Les taux longs sont néanmoins repartis à la hausse ?
C’est vrai, mais ils demeurent autour de 4,5 %, ce qui n’est pas anormal compte tenu du dynamisme de l’économie et de l’inflation. Si nous investissons en obligations, c’est pour le rendement, pas pour le gain en capital. Au contraire, la hausse n’empêchera pas la Fed de procéder à de nouvelles baisses des taux courts. Nous anticipons trois nouvelles baisses des taux directeurs en 2025 pour atterrir à 4 %, contre 4,75 % aujourd’hui.

L’Europe peut-elle s’en sortir ?
Oui, si elle prend acte que nous sommes passés d’un monde marqué par la globalisation à un monde régi par la logique des blocs. Ce changement de paradigme implique de sécuriser son marché domestique, de s’affranchir des autres blocs. Les États-Unis consacrent 3 500 milliards de dollars aux investissements nécessaires pour sécuriser ses chaînes d’approvisionnement, garantir son autonomie, disposer d’une énergie abondante et à bas coût. C’est l’équivalent de plus de deux plans Marshall [du nom du programme américain, lancé après la Seconde Guerre mondiale, pour reconstruire l’Europe, NDLR].
La Chine suit la même démarche en subventionnant massivement son industrie. Pas l’Europe, ce qui a pour conséquence de creuser l’écart en matière d’innovation, de productivité et donc de croissance. La taille de la dette n’est pas un argument. Il y a de l’épargne en Europe. Le premier pays concerné est l’Allemagne. Le pays ne doit pas compter seulement sur la baisse des coûts et l’amélioration de sa compétitivité pour relancer la machine économique, mais sur les investissements et l’innovation. Cela passe par la fin du dogme fiscal.
Est-ce le moment d’investir dans les actions européennes ?

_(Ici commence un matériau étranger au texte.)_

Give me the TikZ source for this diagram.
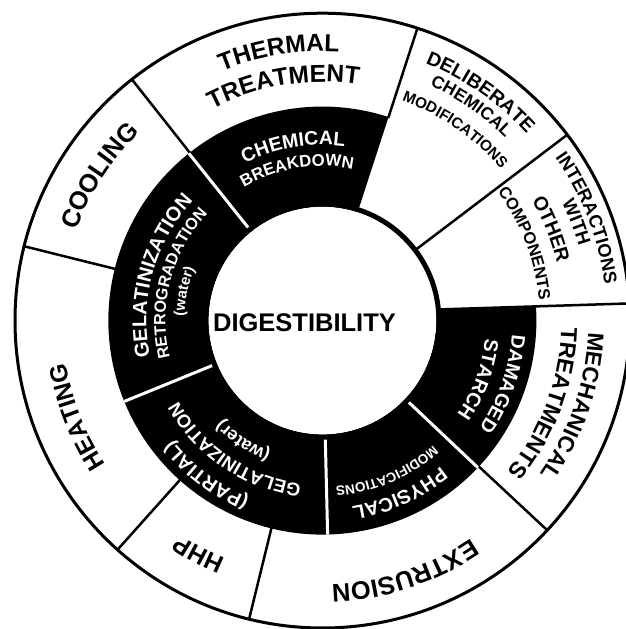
\documentclass[tikz,border=0pt]{standalone}
\usepackage{fontspec}
\setmainfont{Liberation Sans}
\usetikzlibrary{decorations.text}
% #1 centre angle, #2 baseline radius (pt), #3 font size, #4 colour, #5 text
\newcommand\ArcText[5]{%
  \pgfmathsetmacro\aS{#1+55}\pgfmathsetmacro\aE{#1-55}%
  \path[decorate,decoration={text along path,text align=center,
     text={|\fontsize{#3}{#3}\selectfont\bfseries\color{#4}|#5}}]
     (\aS:#2pt) arc[start angle=\aS,end angle=\aE,radius=#2pt];}
\tikzset{
  divider/.style={line width=2.5pt,black},
  wdivider/.style={line width=3pt,white},
}
\begin{document}
\begin{tikzpicture}[x=1pt,y=1pt]
\useasboundingbox (0,0) rectangle (625,629);
\fill[white] (0,0) rectangle (625,629);
\begin{scope}[shift={(322.4,308.4)}]
  % black ring
  \fill[black] (72:214pt) arc[start angle=72,end angle=363.8,radius=214pt]
     -- (365.5:113pt) arc[start angle=365.5,end angle=72,radius=113pt] -- cycle;
  % outer circle
  \draw[line width=3pt] (0,0) circle[radius=307.4pt];
  % outer dividers
  \foreach \a in {72,128.3,166,-131.8,-103.8,-43}
    \draw[divider] (\a:213pt) -- (\a:307.4pt);
  \draw[divider] (37.2:116pt) -- (37.2:307.4pt);
  \draw[divider] (5.5:116pt) -- (3.2:307.4pt);
  % white dividers in the black ring
  \foreach \a in {128.6,202.2,-88.6,-43.4}
    \draw[wdivider] (\a:116pt) -- (\a:214pt);
  % inner circle
  \fill[white] (0,0) circle[radius=114pt];
  \draw[line width=5pt] (0,0) circle[radius=116.5pt];
  \node[font=\bfseries\fontsize{25.5}{25.5}\selectfont] (dig) at (-17.9,-2.4) {DIGESTIBILITY};

  % outer ring labels
  \ArcText{99.2}{269}{24.5}{black}{THERMAL}
  \ArcText{99.4}{238.5}{24.5}{black}{TREATMENT}
  \ArcText{147}{262}{25.5}{black}{COOLING}
  \ArcText{201.4}{260}{24.5}{black}{HEATING}
  \ArcText{242.1}{257}{24.5}{black}{HHP}
  \ArcText{-71.9}{264}{25.5}{black}{EXTRUSION}
  \ArcText{-18.8}{266}{22.5}{black}{MECHANICAL}
  \ArcText{-20.4}{239}{23}{black}{TREATMENTS}
  \ArcText{55.3}{277}{19.5}{black}{DELIBERATE}
  \ArcText{55.2}{258.5}{17.5}{black}{CHEMICAL}
  \ArcText{55.2}{234}{15.3}{black}{MODIFICATIONS}
  \ArcText{21.2}{284.5}{18.4}{black}{INTERACTIONS}
  \ArcText{21.2}{267}{18.5}{black}{WITH}
  \ArcText{21.8}{241.5}{19.5}{black}{OTHER}
  \ArcText{20.8}{217.6}{16.5}{black}{COMPONENTS}

  % black ring labels
  \ArcText{99.5}{175.5}{19.5}{white}{CHEMICAL}
  \ArcText{99.6}{154.5}{16.8}{white}{BREAKDOWN}
  \ArcText{164.5}{176}{20}{white}{GELATINIZATION}
  \ArcText{165.3}{157}{16.3}{white}{RETROGRADATION}
  \ArcText{168}{138}{15}{white}{(water)}
  \ArcText{233}{192}{19.5}{white}{(PARTIAL)}
  \ArcText{235.9}{165}{18.4}{white}{GELATINIZATION}
  \ArcText{236.6}{141}{18}{white}{(water)}
  \ArcText{-66}{188}{19.5}{white}{PHYSICAL}
  \ArcText{-66.9}{166.7}{13.5}{white}{MODIFICATIONS}
  \ArcText{-19.3}{190}{19.4}{white}{DAMAGED}
  \ArcText{-20.7}{164}{19.6}{white}{STARCH}
\end{scope}
\end{tikzpicture}
\end{document}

Nous sommes sous-exposés. Certes, les valeurs européennes ne sont pas chères. Mais on a besoin d’un signal politique qui confortera les autres atouts de la zone euro : une monnaie dévaluée, la baisse des taux, des entreprises qui vont profiter de la politique américaine.

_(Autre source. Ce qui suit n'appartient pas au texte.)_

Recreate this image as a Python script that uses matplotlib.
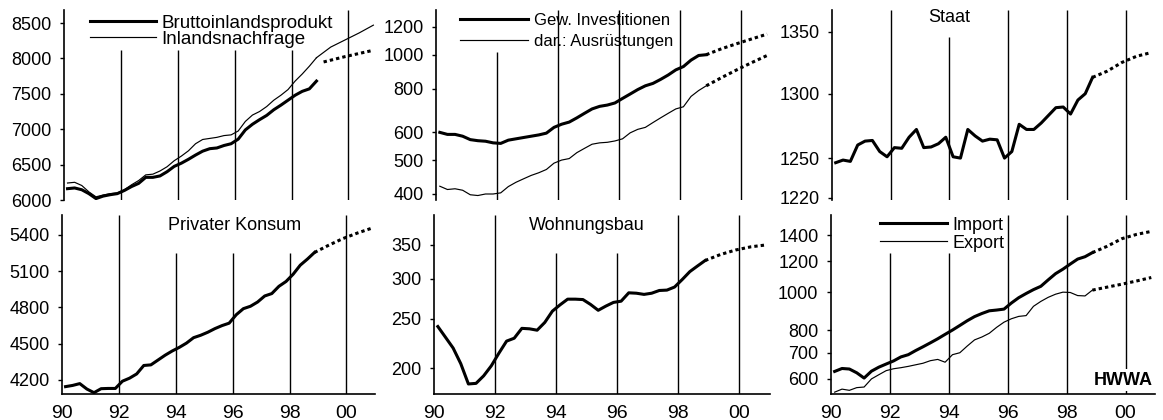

Ce signal pourrait-il venir de Chine ?
Il n’y a pas pour le moment de politique de relance de grande ampleur, les dirigeants sont obsédés par la stabilité de leur monnaie. Le signal devra venir de la zone euro elle-même.

Dans un tel monde, sur quels actifs faut-il miser ?
À horizon de dix ans, nous croyons à la pertinence d’une allocation équilibrée basée sur les obligations et les actions. Bien sûr, le rendement des premières a baissé, pourtant il est encore possible de dégager un rendement moyen de 3 % à 4 % par an. Et le double pour les actions. Nous privilégions le marché américain et, avec lui, les valeurs de la tech et les secteurs cycliques. Il n’y a pas de raison d’être sous-investi.
Quelle place faut-il donner à l’or ?
Au-delà des arguments habituels (valeur refuge, taux bas), la fragmentation du monde et la logique de blocs sont favorables à l’or puisque le métal jaune est une des rares options qui permet aux Chinois de diversifier leurs réserves en dollars américains, dans un souci de minimiser l’impact de sanctions potentielles. La demande des banques centrales est un nouveau facteur structurel qui soutient l’or.
Et au « private equity » ?
Avec la reprise des introductions en Bourse et des opérations de fusions-acquisitions encouragées par la baisse des taux, en plus de la diminution de la régulation et la fin des incertitudes sur la politique américaine, les performances du non-coté restent attractives en termes de couple rendement-risque.
Que pensez-vous de la flambée du bitcoin ?
Nous n’investissons pas dans les cryptomonnaies directement, mais privilégions la diversification et la palette plus large qu’offrent les investissements dans le secteur de la technologie (hardware, software, etc.). Le bitcoin n’est ni une devise, ni de l’or digital, ni un actif à rendement. Je lui trouve des fondamentaux proches du marché de l’art, une forme d’art digital, en somme. Il fluctue en fonction de ce qu’une communauté d’initiés est prête à acheter ou à vendre.